Disclaimer: This blog was written from my personal perspective and on the premise of heterosexual and gender role conformity. It does not negate my support of same-sex relationships.
Phaedra: a Greek name meaning bright. Apollo: A Greek deity whose name came to be associated with the verb for, “to destroy“. How fitting?!
I started writing this post in early September, but never got around to finishing it. Then when I realized that the same dress that I got engaged in is the dress that Phaedra wore when she announced her divorce on Ellen DeGeneres, I figured it was a sign. Probably not, but we’ll go with that anyway.
While scrolling down my Facebook timeline one day, I couldn’t help but notice a very regal picture of Real Housewives of Atlanta star, Phaedra Parks, alongside a header announcing her divorce from husband, Apollo Nida, pending his incarceration. For the sake of time we’ll call a spade a spade: Phaedra is an attorney, mortician, entrepreneur, and reality TV celebrity. Apollo is a convicted felon who previously served 6 years in prison for auto loan fraud and has recently returned for an 8-year stint for conspiring to commit mail and bank fraud. As I looked at her picture I wondered what would make such a strong and successful woman go for the “bad boy”. What could she have found appealing about him other than his physical attractiveness? And after seeing this season’s premiere, I really began to question Phaedra’s dating judgment. But my confusion was short-lived as I remembered the grim truth: many women – especially women of color – are expected to love our men in spite of.
We are expected to date and marry men who have never been expected to live up to our same standards. Young girls are raised to be well spoken, well-educated, and mild-mannered while young boys often have their bad behavior overlooked. As adults, women are expected to take on his mother’s patience and turn a blind eye to his shortcomings. Don’t get me wrong, I completely understand that men of color suffer greatly from the effects of systemic oppression but at what point do WoC get to be more selective and strategic about who we marry, without feeling like sellouts?
The imminent fear that, “the more educated or career-driven a woman is the harder it becomes for her to get married” causes many women to date men that are not aesthetically comparable. We date down because we’ve been made to believe that the more successful we are the harder it will be to find a mate. So we find ourselves in relationships with men who are our extreme opposites. How many times have you seen the prom queen date the neighborhood villain?

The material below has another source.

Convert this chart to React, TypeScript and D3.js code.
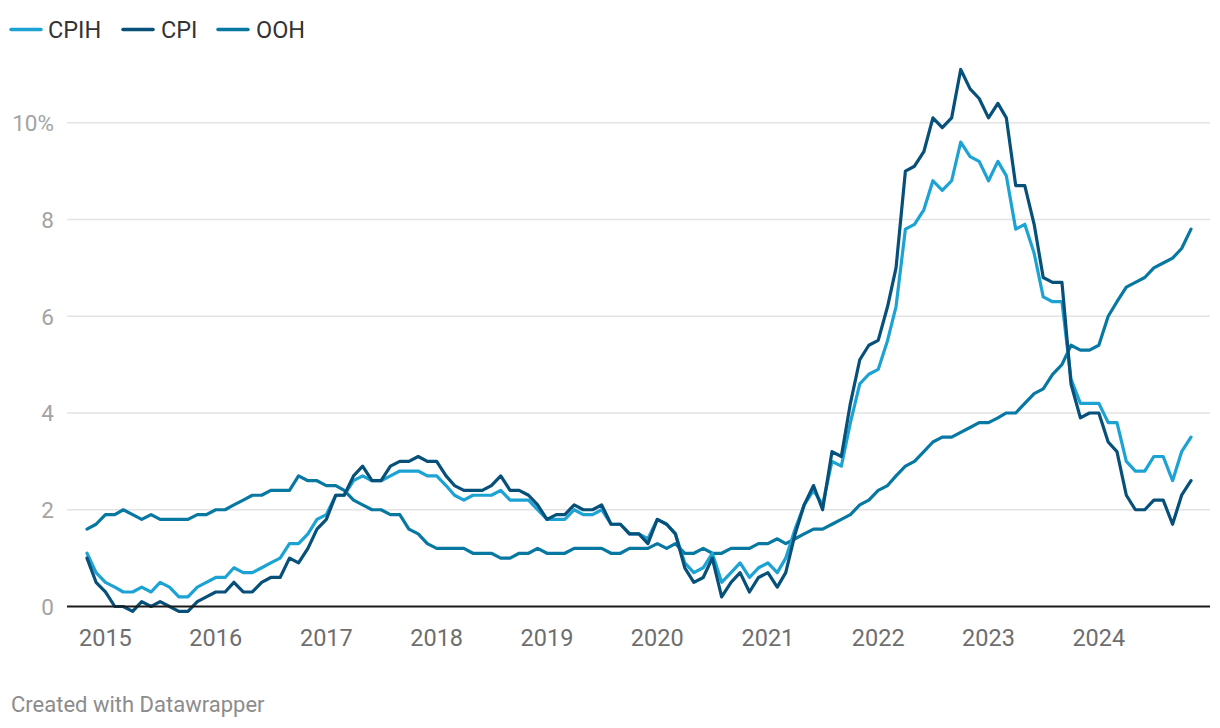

While it is not impossible, it is very hard to build a future with the rugged dare-devil because the qualities that make him such a badass are probably the same ones that will keep him from being morally responsible. Many women go through the phase of acting out and taking dating risks; and I know this first-hand because my own phase probably lasted a little longer than it should have. Until I realized the decision that I would have to make. If I wanted to build a stable future it wouldn’t be with the guy stealing, lying, and skipping class. My fiancé has a degree in Finance, is extremely hardworking, prefers to wear his eyeglasses over contacts, doesn’t have any tattoos, and likes dates to the museum. He’s not a bad boy. I’m also not a troubled teen anymore. Your dating preferences should grow as you grow. And if your dating pool hasn’t improved, it either means that you have more self-improvement to do or you’ve fallen into the trap of believing that there’s a shortage of good men.
I’m not perfect and neither is he. But our relationship with each other thrives because we are committed to growing as individuals. The opportunity for me to be in such a loving relationship only came after I got serious about what I expected from others and what I expected from myself. Remember: we are just as much accountable for our heartache as the assholes that we date.